Konzertbericht Candye Kane
Candye Kane im Reigen, 3. April 2015
Viele, wenn nicht die meisten Bluesmusiker hatten resp. haben ein bewegtes Leben. Candye Kane ist da keine Ausnahme, sondern ein Paradebeispiel. „Ich bin das zäheste lebende Mädchen, ich ging durch das Feuer und überlebte“, sagt sie über sich selbst, und wer ihre Lebensgeschichte kennt, stimmt dem zu (Details s. Wikipedia). Sie macht aus ihrem Leben kein Geheimnis, sondern trägt ihr Herz auf der Zunge, spricht ungeschminkt aus, was sie denkt, und steht zu ihrer Vergangenheit. Obwohl körperlich sichtlich beeinträchtigt, steht sie äußerst vital auf der Bühne und bietet eine sehens- und hörenswerte Performance.
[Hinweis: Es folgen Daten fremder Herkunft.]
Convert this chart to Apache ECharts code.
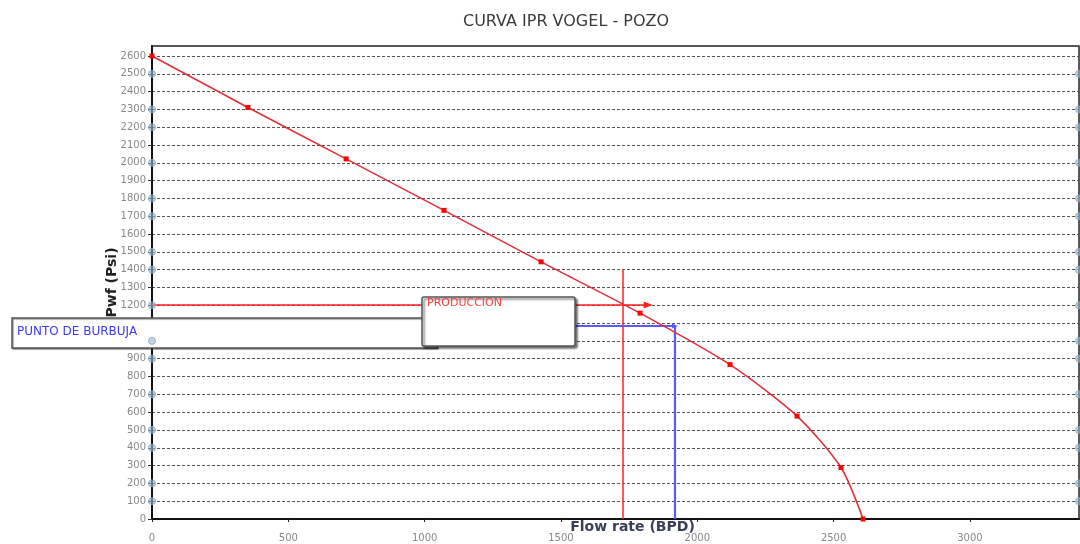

Ihr auffälliges Outfit besteht aus einem unter die Knie reichenden, engen, weinroten Kleid, einem Federnhut über dem langen Haar, Netzstrümpfen und viel Schminke in einem jünger wirkenden Gesicht, das irgendwie nicht zum Körper passt. Die mächtige Stimme wird ihrer Musik gerecht und sie kann wirklich singen; dass sie von der Bay Area stammt, ist nicht zu überhören, West Coast– und Jump Blues machen einen großen Teil ihres Programms aus, in diesen Spielweisen fühlt sie sich zu Hause, obwohl sie auch in vielen anderen zeitgemäßen Genres schon zu hören war.
Gitarristin Laura Chavez ließ Candye auch in den schwersten Zeiten nicht im Stich, sie ist mit ihr seit vielen Jahren fest verbunden. Via Stevie Ray Vaughan kommt sie von T-Bone Walker her, und spielt ihr Instrument sehr solide, ja großartig, bestens eingespielt mit der Frontfrau. Daneben „dirigiert“ sie Bassist Peter Strutzenberger und Schlagzeuger Michael Strasser, signalisiert Breaks und Stops, Tempo- und Dynamikwechsel.
Die heimischen Rhythmiker wurden erst wenige Tage vor dem Konzert gebeten, für die fehlenden Begleiter Candye’s einzuspringen. Weil die beiden zu den besten heimischen Vertretern ihres Faches gehören, wurden sie ihrer Aufgabe mehr als gerecht und ernteten nicht nur Applaus des Publikums, sondern auch der Frontdamen.
Wie bereits erwähnt steht Musik von der Westküste der USA im Mittelpunkt des Konzerts, man hört schnelle Jumptitel und getragene Balladen, Shuffles und Rhumba, „funkiges“ und „jazziges“, ein bunter, abwechslungsreicher Abend. Die meisten Lieder sind ihre eigenen, besonders akklamiert wird „All You Can Eat…“, ein schneller Boogie/Rock bei dem sie in der Ansage vor diversen Gewichtsreduktionsdiäten warnt und betont, dass ihre eigene frühere Leibesfülle bei der Bewältigung ihrer Krankheit entscheidend mitgeholfen hat. Der Shuffle „You Need A Great Big Woman“ und die Ballade „I Could Fall For You“ mit einem großartigen Gitarrensolo sind im Gedächtnis geblieben, ebenso die Covers „Sweet Nothin’s“ und „Whole Lotta Love“, aber auch alle anderen Songs haben beeindruckt. Ein Klavier hätte dem Ganzen zusätzlich gut getan.
Nach ihrem letzten Titel verlässt Candye die Bühne und den Saal; die vehement geforderte Zugabe wird nicht gegeben, Frau Kane hat sich voll ausgegeben und ist am Ende ihrer Kraft.
Eine großartige Künstlerin, eine ob ihrer Historie bewundernswerte Frau.
Man kann ihr nur alles Gute wünschen und hoffen, sie bald wieder in Wien zu sehen.